Because changing it top-down will never work as long as ranchers control
Congress and agribusiness contributes 132.7 million a year to them.
Listening
to ranchers on this trip, I like them. They’re good people, people I’d want to
have as neighbors. Robin and Steve, Todd Nash…it’s so hard to listen to them
and say, “Too bad.” It’s so hard to remember that they’re wrong about some
things. Listening to Jon and Suzanne, I don’t get that feeling of
neighborliness. They’re not the sort how make you feel at ease. They’re not
easy to listen to. But I think more of the truth lies on their side of the
fence. How do I speak what they say and sound like a rancher? I don’t want to
manipulate statistics the way Jon does—2-3% of cow weight is very different
than 2-3% of cows raised on public lands. I don’t want to be frenzied and
upset, but it’s so hard not to when you’re seeing things that are unspeakable
and no one else will listen to you about them. I guess mostly I want to work
with people, not against everything, not with corporations and not from inside
the groups causing the problem or tacitly allowing it to continue. But
compromise with ranchers seems easy. I can’t see myself a ranching activist,
and compromise with the LA Department of Water and Power or Monsanto seems so
much harder. Steve and Robin are people, but Exxon-Mobil might as well be
Satan. Maybe this is where I take a lesson from Mike*, who helped get some lake
back.
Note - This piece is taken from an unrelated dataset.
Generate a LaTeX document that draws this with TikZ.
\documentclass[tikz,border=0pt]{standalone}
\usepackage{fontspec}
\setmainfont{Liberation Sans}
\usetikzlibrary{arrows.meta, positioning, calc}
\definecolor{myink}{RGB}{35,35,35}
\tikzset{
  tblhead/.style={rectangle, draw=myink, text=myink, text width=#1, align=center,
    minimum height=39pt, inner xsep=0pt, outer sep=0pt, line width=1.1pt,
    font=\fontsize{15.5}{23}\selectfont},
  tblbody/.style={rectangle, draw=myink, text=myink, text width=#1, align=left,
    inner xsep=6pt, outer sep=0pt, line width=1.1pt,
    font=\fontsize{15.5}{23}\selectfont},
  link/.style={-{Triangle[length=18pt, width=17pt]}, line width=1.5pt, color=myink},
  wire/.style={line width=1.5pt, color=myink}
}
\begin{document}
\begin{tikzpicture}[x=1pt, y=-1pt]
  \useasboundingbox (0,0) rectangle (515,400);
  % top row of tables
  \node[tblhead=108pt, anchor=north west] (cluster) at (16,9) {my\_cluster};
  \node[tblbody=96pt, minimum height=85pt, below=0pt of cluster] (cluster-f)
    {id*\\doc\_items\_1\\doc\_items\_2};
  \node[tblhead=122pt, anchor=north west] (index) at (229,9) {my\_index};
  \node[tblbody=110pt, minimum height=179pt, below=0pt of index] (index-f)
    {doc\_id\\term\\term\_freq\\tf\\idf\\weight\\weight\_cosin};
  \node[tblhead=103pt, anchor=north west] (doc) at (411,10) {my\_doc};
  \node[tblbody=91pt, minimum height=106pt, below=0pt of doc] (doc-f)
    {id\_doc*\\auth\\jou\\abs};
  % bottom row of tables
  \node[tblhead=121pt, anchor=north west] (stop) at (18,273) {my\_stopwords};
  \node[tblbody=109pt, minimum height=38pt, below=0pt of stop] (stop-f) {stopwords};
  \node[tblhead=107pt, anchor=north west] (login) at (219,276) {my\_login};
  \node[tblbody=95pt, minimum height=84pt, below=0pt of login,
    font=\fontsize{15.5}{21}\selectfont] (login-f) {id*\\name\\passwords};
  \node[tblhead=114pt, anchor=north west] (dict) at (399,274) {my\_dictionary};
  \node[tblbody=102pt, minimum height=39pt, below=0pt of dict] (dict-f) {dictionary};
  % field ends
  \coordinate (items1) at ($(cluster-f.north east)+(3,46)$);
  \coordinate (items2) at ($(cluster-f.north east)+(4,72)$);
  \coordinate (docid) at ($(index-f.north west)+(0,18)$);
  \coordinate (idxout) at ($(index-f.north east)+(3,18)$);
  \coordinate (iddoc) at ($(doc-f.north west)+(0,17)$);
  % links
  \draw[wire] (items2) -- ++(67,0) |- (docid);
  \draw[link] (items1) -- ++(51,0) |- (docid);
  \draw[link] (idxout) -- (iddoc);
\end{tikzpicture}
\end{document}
After all, I still don’t really want to blow up a dam. Maybe compromise
is our best hope. God, that’s a scary thought.
*Mike
Prather, an activist who has worked to restore Owens Lake in California, after
LA’s Department of Water and Power pumped it dry for their municipal water
supply. Now, the lake is a series of square pits filled with water, technically
designated as a construction site (we had to wear vests and hard hats to go
birdwatching). But a lot of migratory birds have come back to the area.